Each week, we ask small businesses some key questions. Here we speak to Brodie Nairn, director of Tain-based companies Glasstorm and North Coast Glass
How and why did you start in business?
When I left art school, self-employment was the last thing on my mind, as was having my own glass studio.
My mother and father were well-known in their own fields, father as a potter and mother as a knitwear designer, and as a small child I saw how tough self-employment can be – and decided that working for others was a lot more appealing.
Nichola Burns, the love of my life, and I met at college before spending the next 10 years living abroad, me working as a glassblower for some of the most important contemporary glass artists.
I then became the studio manager at Northlands Creative Glass in Lybster, Caithness, a worldwide centre of excellence. I really missed the designing and making of glass, so Nicky and I decided to establish our own studio. Two-and-a-half years later, in 2005, we opened Glasstorm in Tain.
How did you get to where you are today?
Insistence on the highest quality throughout, great attention to detail and a refusal to compromise on quality. We only use the finest glass and we only use it once, and everything is checked and checked again to make sure it is perfect.
Today we have two brands: North Coast Glass, which handcrafts contemporary tableware items – its Christmas bauble in a box is going down a storm; and Glasstorm, which specialises in luxury vessels for the drink industry and high-end awards. We design and make some of the most prestigious whisky bottles on the market.
Who helped you?
Our families have helped from the start, and now, with young children of our own, they help us to keep the business’s wheels rolling in the holidays.
We have been members of the Federation of Small Businesses from the very beginning, and it really is a fantastic source of information and advice, usually just a phone call away.

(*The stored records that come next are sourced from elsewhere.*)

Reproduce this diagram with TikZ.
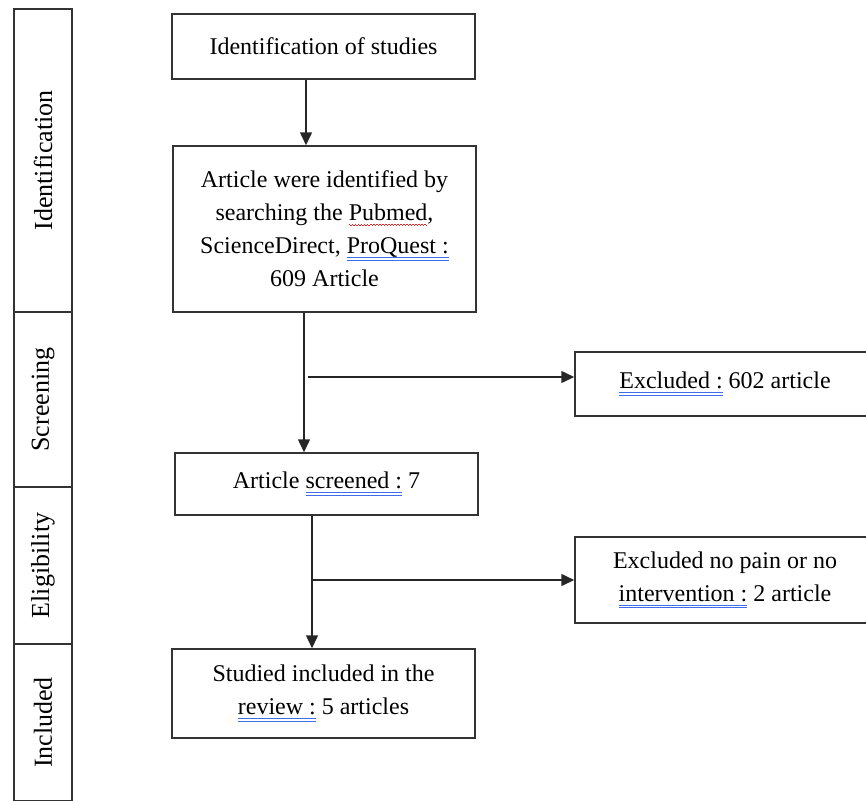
\documentclass[tikz,border=0pt]{standalone}
\usepackage{fontspec}
\setmainfont{Liberation Serif}
\usetikzlibrary{arrows.meta}
\definecolor{gramblue}{RGB}{60,110,235}
\definecolor{spellred}{RGB}{230,30,30}
\newcommand\redwave[1]{\setbox0\hbox{#1}\rlap{\textcolor{spellred}{\hbox to\wd0{\xleaders\hbox{\raisebox{-4pt}{\rule{1.5pt}{1pt}}\raisebox{-5.4pt}{\rule{1.5pt}{1pt}}}\hfill}}}\box0\relax}
\newcommand\blueul[1]{\setbox0\hbox{#1}\rlap{\textcolor{gramblue}{\raisebox{-4.5pt}{\rule{\wd0}{1pt}}}}\rlap{\textcolor{gramblue}{\raisebox{-6.8pt}{\rule{\wd0}{1pt}}}}\box0\relax}
\begin{document}
\begin{tikzpicture}[x=1pt,y=-1pt,
  stage/.style={draw=black!80,line width=1.5pt,rotate=90,minimum height=58pt,inner sep=0pt,font=\fontsize{26}{30}\selectfont},
  box/.style={draw=black!80,line width=1.5pt,minimum width=303pt,inner sep=0pt,align=center,font=\fontsize{24}{33}\selectfont},
  flow/.style={draw=black!85,line width=1.5pt,-{Triangle[length=13pt,width=12pt]}}]
  \clip (0,0) rectangle (866,800);

  \node[stage,minimum width=303pt] (idstage) at (43,160.5) {Identification};
  \node[stage,minimum width=175pt] (scrstage) at (43,399.5) {Screening};
  \node[stage,minimum width=157pt] (elstage) at (43,565.5) {Eligibility};
  \node[stage,minimum width=157pt] (incstage) at (43,722.5) {Included};

  \node[box,minimum height=65pt] (idstudy) at (323.5,46.5) {Identification of studies};
  \node[box,minimum height=166pt] (search) at (324.5,229) {Article were identified by\\searching the \redwave{Pubmed},\\ScienceDirect, \blueul{ProQuest :}\\609 Article};
  \node[box,minimum height=62pt] (screen) at (326.5,484) {Article \blueul{screened :} 7};
  \node[box,minimum height=89pt] (incl) at (323.5,693.5) {Studied included in the\\\blueul{review :} 5 articles};
  \node[box,minimum width=300pt,minimum height=64pt] (excl1) at (725,384) {\blueul{Excluded :} 602 article};
  \node[box,minimum width=300pt,minimum height=86pt] (excl2) at (725,580) {Excluded no pain or no\\\blueul{intervention :} 2 article};

  \draw[flow] ([xshift=-17.5pt]idstudy.south) -- ([xshift=-18.5pt]search.north);
  \draw[flow] ([xshift=-20.5pt]search.south) -- ([xshift=-22.5pt]screen.north);
  \draw[flow] ([xshift=-14.5pt]screen.south) -- ([xshift=-11.5pt]incl.north);

  \coordinate (fork1) at (308,377);
  \coordinate (fork2) at (312,580);
  \draw[flow] (fork1) -- ([yshift=7pt]excl1.west);
  \draw[flow] (fork2) -- (excl2.west);
\end{tikzpicture}
\end{document}
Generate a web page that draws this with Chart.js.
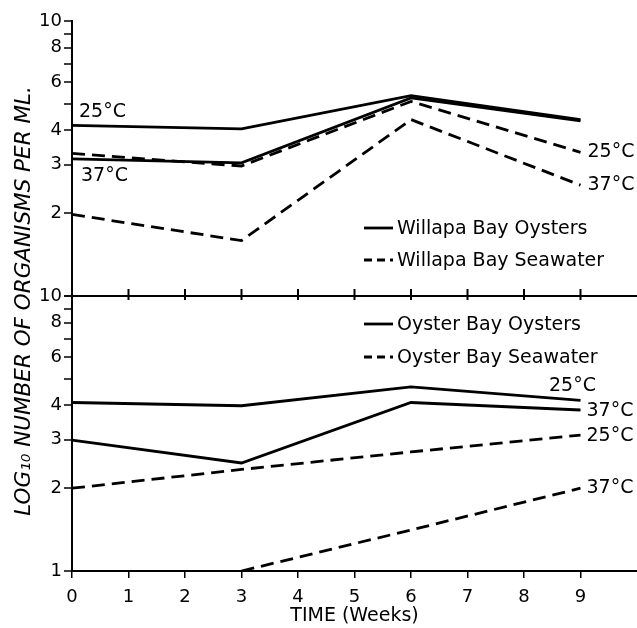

What has been your biggest mistake?
It was in 2005 and at the grand opening night of our new glass studio and gallery. Our caterer warmed the vol-au-vents in our super-fast, extremely hot industrial glass oven, and 20 minutes later we were serving small black rocks.
Otherwise, it’s taking on more work than is sensible. When times are lean small businesses tend to take on more and more work to survive, only to then realise they have accepted too much.
Establishing a good work-life balance is essential and the solid team that works for us now makes a huge difference.
What is your greatest achievement?
Our two children, Ruby and Angus, are the light of my life and bring a smile to my face.
If you were in power in government, what would you change?
I hate people who don’t clean up after their dogs. We have a small dog and take the responsibility very seriously. If you won’t clean up after yours, you shouldn’t have one.
What do you still hope to achieve?
To help raise the profile of this magnificent region – the Highlands is such a great place to live and work. We have numerous high-quality producers and we need to create even more great “destination businesses” to enhance the experiences of both visitors and locals.
What do you do to relax?
Trips around Scotland by motorbike. Last month, Nicky and I had a night in Dunkeld before heading up Glenshee, over the Lecht and home. The weather was sunny, the autumn leaves were on full turn, and everything was orange and yellows – fantastic.
What are you currently reading, listening to or glued to on the TV?
Currently, it’s Vampire Weekend and watching Strictly Come Dancing with the family in front of the fire.
What do you waste your money on?
We love our food and drink and invest heavily in olive oil and gin, but that’s not wasting money is it?
How would your friends describe you?
Works hard but likes a good laugh too.
What would your enemies say about you?
What do you drive and dream of driving?
I drive our comfortable works van, while Nicky uses an old Saab that never gives up. I’d love a flying car, but there will be nothing new until the kids stop filling the Saab up with sand, dirt and crumbs.